-- START Data provided --
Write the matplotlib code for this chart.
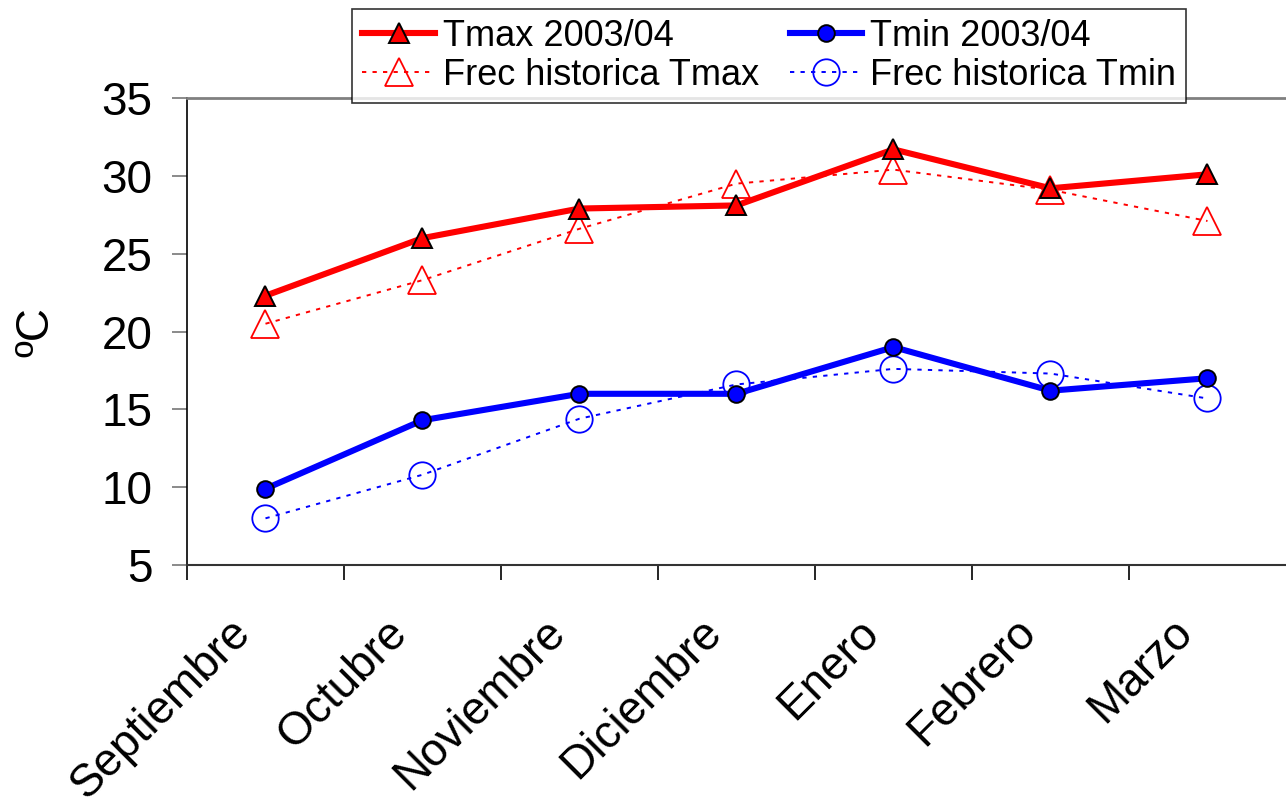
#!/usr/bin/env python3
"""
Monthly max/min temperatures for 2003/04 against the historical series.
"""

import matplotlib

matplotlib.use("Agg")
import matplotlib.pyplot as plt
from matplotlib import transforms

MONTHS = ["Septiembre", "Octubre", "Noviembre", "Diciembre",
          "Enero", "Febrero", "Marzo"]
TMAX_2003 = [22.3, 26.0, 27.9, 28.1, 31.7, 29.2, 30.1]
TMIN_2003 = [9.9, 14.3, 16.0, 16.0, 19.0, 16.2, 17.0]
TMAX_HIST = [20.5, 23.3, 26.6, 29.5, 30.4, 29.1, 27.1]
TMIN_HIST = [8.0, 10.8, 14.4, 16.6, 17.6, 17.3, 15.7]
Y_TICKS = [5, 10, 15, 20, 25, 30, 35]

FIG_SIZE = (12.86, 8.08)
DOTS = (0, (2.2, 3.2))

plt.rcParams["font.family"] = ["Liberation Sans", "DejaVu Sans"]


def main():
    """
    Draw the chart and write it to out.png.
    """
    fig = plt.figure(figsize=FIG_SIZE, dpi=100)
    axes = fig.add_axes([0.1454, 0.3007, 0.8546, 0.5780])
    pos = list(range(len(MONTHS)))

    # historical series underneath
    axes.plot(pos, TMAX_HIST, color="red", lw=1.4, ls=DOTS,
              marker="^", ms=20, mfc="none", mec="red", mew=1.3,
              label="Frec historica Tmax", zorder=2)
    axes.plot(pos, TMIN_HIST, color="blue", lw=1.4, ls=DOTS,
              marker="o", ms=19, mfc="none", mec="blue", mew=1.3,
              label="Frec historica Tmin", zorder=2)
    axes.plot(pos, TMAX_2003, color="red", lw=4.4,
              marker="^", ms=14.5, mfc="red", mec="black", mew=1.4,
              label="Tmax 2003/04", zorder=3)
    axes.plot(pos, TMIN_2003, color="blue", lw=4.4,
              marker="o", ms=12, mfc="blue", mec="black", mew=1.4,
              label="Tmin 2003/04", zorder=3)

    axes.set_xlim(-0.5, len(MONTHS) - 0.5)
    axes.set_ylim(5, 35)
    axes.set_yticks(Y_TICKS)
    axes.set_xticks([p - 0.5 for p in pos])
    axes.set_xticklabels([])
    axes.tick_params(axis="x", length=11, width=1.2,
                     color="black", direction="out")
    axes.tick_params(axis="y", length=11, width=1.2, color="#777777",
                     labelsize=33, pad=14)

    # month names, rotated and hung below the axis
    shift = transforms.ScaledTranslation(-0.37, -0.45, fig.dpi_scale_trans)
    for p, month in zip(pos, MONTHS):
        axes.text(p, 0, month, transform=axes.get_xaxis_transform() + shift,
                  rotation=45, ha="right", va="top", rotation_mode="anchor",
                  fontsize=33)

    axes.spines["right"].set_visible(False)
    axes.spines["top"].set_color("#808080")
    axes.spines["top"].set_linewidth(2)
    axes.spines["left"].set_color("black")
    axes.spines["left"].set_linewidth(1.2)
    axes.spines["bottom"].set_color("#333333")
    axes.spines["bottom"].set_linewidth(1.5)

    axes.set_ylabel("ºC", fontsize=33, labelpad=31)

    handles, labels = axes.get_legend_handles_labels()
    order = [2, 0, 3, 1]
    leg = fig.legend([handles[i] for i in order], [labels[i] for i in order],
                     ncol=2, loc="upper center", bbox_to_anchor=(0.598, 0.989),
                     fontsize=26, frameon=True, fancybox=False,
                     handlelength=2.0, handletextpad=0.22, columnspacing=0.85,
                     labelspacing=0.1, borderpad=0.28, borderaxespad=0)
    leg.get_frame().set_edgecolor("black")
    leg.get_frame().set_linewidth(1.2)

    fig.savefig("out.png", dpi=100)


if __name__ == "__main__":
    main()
-- END Data provided --
-- START Data provided --
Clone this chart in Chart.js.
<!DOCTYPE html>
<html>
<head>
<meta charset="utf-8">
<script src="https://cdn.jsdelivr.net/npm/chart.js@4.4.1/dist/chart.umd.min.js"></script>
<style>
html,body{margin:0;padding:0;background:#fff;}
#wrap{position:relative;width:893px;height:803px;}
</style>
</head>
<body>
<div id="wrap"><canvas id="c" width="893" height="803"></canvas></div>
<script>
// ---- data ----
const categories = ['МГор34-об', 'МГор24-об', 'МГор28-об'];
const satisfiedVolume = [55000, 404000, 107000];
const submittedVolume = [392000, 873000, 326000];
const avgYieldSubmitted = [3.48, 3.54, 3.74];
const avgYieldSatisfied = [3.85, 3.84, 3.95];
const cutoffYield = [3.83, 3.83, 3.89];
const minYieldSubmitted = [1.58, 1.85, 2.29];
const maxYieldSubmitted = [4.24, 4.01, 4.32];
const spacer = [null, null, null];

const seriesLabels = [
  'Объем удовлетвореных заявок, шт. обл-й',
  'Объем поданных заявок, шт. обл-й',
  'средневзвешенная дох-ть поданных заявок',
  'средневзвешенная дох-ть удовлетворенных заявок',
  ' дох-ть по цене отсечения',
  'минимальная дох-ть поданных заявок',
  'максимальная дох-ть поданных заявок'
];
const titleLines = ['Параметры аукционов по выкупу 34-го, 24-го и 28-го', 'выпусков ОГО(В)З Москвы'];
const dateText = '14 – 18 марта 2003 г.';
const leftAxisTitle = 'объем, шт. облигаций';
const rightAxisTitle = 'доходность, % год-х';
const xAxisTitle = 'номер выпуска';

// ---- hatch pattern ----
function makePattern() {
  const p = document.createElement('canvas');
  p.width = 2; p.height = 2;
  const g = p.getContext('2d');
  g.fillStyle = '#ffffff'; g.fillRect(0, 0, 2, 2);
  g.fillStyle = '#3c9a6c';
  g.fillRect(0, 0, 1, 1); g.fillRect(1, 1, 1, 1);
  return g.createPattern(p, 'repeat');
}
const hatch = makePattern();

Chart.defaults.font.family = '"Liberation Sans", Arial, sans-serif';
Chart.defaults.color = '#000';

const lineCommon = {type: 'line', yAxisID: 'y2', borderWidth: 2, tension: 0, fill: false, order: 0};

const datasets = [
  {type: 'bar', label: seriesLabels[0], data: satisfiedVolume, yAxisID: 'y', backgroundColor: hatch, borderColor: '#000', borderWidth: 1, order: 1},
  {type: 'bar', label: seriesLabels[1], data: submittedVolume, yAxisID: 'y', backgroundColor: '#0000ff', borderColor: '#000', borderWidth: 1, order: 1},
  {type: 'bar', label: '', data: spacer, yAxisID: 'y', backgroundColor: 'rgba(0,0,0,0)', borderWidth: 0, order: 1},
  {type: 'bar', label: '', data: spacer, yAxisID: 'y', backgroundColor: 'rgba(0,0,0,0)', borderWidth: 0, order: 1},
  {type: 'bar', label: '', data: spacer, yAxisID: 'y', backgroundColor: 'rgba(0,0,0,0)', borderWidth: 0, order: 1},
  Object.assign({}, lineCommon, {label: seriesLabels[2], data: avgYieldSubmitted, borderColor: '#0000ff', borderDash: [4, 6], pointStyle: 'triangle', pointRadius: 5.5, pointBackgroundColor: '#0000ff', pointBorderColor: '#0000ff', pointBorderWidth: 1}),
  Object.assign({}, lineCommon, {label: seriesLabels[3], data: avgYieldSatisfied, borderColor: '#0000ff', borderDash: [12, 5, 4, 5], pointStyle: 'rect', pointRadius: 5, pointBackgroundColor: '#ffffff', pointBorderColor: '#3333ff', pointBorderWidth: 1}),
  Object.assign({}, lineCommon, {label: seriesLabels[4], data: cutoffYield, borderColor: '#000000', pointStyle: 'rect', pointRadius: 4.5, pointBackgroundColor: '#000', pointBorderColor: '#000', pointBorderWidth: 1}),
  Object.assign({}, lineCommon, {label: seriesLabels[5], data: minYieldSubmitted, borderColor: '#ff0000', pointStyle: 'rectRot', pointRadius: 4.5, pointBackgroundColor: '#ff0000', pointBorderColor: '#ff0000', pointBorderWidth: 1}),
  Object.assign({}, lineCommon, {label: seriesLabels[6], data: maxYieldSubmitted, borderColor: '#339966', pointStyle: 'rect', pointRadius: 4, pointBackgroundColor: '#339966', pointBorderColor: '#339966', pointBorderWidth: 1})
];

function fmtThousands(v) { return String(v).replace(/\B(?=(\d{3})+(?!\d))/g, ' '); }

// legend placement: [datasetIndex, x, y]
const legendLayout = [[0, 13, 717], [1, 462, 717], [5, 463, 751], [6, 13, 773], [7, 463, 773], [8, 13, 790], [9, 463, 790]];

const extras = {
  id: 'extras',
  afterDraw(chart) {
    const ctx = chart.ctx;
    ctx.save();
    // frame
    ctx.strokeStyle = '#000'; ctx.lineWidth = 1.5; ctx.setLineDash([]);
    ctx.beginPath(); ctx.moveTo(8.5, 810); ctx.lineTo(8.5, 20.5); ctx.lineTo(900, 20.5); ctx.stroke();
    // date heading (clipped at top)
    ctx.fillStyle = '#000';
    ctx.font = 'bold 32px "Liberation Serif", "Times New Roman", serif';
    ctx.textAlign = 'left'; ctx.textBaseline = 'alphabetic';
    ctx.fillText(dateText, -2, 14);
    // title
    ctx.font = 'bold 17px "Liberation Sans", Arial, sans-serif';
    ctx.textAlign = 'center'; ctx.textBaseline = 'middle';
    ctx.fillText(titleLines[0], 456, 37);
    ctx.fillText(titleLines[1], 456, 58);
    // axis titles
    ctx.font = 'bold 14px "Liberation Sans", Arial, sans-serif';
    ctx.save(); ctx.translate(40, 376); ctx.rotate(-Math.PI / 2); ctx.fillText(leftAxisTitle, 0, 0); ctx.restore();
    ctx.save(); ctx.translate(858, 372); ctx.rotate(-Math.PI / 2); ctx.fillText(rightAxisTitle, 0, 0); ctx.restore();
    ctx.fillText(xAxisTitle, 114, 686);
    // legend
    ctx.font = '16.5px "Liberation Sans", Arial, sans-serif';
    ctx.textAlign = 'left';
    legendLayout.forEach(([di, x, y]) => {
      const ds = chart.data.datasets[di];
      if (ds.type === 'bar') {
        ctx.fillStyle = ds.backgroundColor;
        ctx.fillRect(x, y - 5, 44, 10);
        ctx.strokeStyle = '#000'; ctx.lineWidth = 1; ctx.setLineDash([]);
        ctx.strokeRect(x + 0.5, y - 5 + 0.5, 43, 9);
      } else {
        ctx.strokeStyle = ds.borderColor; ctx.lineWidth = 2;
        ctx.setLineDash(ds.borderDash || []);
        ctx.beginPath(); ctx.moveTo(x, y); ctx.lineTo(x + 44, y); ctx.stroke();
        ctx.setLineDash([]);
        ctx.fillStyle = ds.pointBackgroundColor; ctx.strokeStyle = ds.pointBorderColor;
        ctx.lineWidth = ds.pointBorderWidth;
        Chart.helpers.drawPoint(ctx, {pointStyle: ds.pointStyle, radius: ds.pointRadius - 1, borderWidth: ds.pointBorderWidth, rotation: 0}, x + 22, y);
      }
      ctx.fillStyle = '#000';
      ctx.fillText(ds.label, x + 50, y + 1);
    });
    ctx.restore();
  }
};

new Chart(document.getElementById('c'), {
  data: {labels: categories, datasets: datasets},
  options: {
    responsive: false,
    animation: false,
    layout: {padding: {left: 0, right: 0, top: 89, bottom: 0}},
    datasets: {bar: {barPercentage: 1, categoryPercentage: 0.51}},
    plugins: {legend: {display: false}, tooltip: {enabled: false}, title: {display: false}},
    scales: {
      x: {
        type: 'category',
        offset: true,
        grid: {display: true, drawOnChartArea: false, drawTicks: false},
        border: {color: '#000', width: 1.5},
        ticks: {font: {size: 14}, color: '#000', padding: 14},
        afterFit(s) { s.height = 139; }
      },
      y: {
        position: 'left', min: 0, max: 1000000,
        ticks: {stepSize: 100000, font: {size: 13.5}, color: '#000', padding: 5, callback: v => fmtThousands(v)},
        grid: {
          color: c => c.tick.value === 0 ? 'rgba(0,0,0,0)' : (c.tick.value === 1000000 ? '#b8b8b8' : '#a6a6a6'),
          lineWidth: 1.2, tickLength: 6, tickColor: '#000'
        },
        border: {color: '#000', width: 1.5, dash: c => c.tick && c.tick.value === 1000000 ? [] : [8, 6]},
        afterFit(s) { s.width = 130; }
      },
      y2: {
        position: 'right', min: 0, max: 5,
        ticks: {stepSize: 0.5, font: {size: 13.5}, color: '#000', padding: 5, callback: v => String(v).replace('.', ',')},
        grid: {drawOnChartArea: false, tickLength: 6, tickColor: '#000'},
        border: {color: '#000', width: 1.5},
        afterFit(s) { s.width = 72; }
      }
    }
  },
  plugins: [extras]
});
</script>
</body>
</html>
-- END Data provided --
-- START Data provided --
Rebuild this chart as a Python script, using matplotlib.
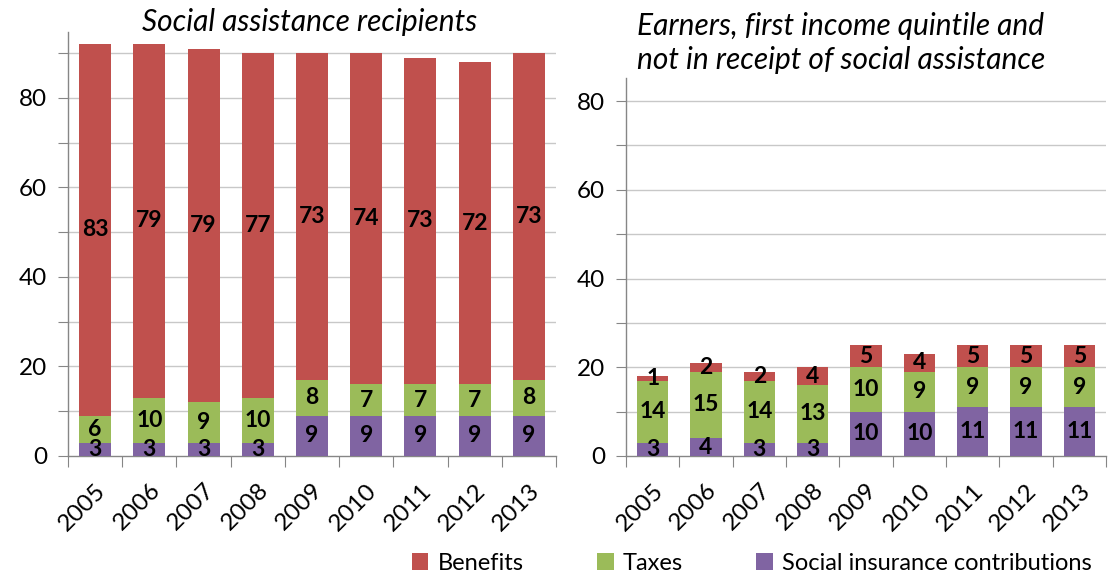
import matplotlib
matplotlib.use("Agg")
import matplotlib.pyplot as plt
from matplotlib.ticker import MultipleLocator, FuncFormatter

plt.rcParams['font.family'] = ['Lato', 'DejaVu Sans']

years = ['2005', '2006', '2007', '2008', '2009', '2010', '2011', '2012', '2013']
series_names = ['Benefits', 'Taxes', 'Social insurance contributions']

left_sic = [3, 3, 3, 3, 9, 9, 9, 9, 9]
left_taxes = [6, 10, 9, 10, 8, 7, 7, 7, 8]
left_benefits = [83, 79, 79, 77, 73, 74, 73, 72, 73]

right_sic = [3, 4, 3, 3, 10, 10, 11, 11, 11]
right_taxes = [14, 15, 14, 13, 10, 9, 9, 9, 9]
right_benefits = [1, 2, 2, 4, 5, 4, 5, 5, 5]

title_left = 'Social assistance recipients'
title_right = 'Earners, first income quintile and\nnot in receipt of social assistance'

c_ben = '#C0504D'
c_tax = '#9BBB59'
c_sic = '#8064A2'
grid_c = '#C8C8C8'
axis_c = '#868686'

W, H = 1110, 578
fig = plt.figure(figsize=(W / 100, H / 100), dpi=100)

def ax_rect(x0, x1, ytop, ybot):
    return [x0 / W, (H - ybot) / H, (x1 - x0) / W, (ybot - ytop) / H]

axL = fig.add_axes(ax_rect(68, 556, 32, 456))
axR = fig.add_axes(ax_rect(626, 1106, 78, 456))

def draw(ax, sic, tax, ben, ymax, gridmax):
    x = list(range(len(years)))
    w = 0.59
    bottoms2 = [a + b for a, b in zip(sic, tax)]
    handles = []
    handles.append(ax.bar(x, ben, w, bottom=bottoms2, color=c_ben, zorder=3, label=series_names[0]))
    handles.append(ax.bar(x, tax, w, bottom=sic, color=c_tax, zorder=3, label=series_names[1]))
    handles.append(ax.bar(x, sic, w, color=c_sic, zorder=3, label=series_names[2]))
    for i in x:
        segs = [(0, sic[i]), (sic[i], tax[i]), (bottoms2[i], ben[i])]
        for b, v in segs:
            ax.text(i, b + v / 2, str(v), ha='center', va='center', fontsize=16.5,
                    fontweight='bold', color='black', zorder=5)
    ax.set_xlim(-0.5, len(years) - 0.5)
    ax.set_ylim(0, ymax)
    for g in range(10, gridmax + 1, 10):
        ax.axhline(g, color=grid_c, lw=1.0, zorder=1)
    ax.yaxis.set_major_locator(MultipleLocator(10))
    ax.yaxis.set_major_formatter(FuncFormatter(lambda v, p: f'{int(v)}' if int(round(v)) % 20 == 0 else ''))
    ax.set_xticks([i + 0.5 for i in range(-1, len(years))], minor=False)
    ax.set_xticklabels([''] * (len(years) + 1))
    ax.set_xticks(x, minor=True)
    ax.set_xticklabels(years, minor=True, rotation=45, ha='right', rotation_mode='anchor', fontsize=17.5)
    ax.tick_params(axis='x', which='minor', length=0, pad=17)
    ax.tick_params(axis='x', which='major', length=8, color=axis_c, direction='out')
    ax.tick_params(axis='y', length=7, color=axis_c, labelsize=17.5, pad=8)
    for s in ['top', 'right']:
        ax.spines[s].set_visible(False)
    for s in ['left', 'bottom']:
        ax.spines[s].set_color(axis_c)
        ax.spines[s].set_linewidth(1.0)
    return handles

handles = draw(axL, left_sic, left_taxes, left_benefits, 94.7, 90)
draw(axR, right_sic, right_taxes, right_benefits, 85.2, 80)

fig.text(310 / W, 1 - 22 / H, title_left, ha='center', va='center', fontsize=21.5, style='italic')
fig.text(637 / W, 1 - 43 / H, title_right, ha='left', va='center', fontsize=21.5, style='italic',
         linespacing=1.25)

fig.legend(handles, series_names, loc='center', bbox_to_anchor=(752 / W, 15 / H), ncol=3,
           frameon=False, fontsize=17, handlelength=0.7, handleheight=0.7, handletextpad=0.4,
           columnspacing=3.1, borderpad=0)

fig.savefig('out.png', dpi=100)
-- END Data provided --
(What is asked) Your task is to transcribe exactly the lines starting at the line that contains "Write the matplotlib code for this chart." and ending at the line that contains "from matplotlib import transforms", both included. Leave out the pictures.

(Output for this task)
Write the matplotlib code for this chart.
#!/usr/bin/env python3
"""
Monthly max/min temperatures for 2003/04 against the historical series.
"""

import matplotlib

matplotlib.use("Agg")
import matplotlib.pyplot as plt
from matplotlib import transforms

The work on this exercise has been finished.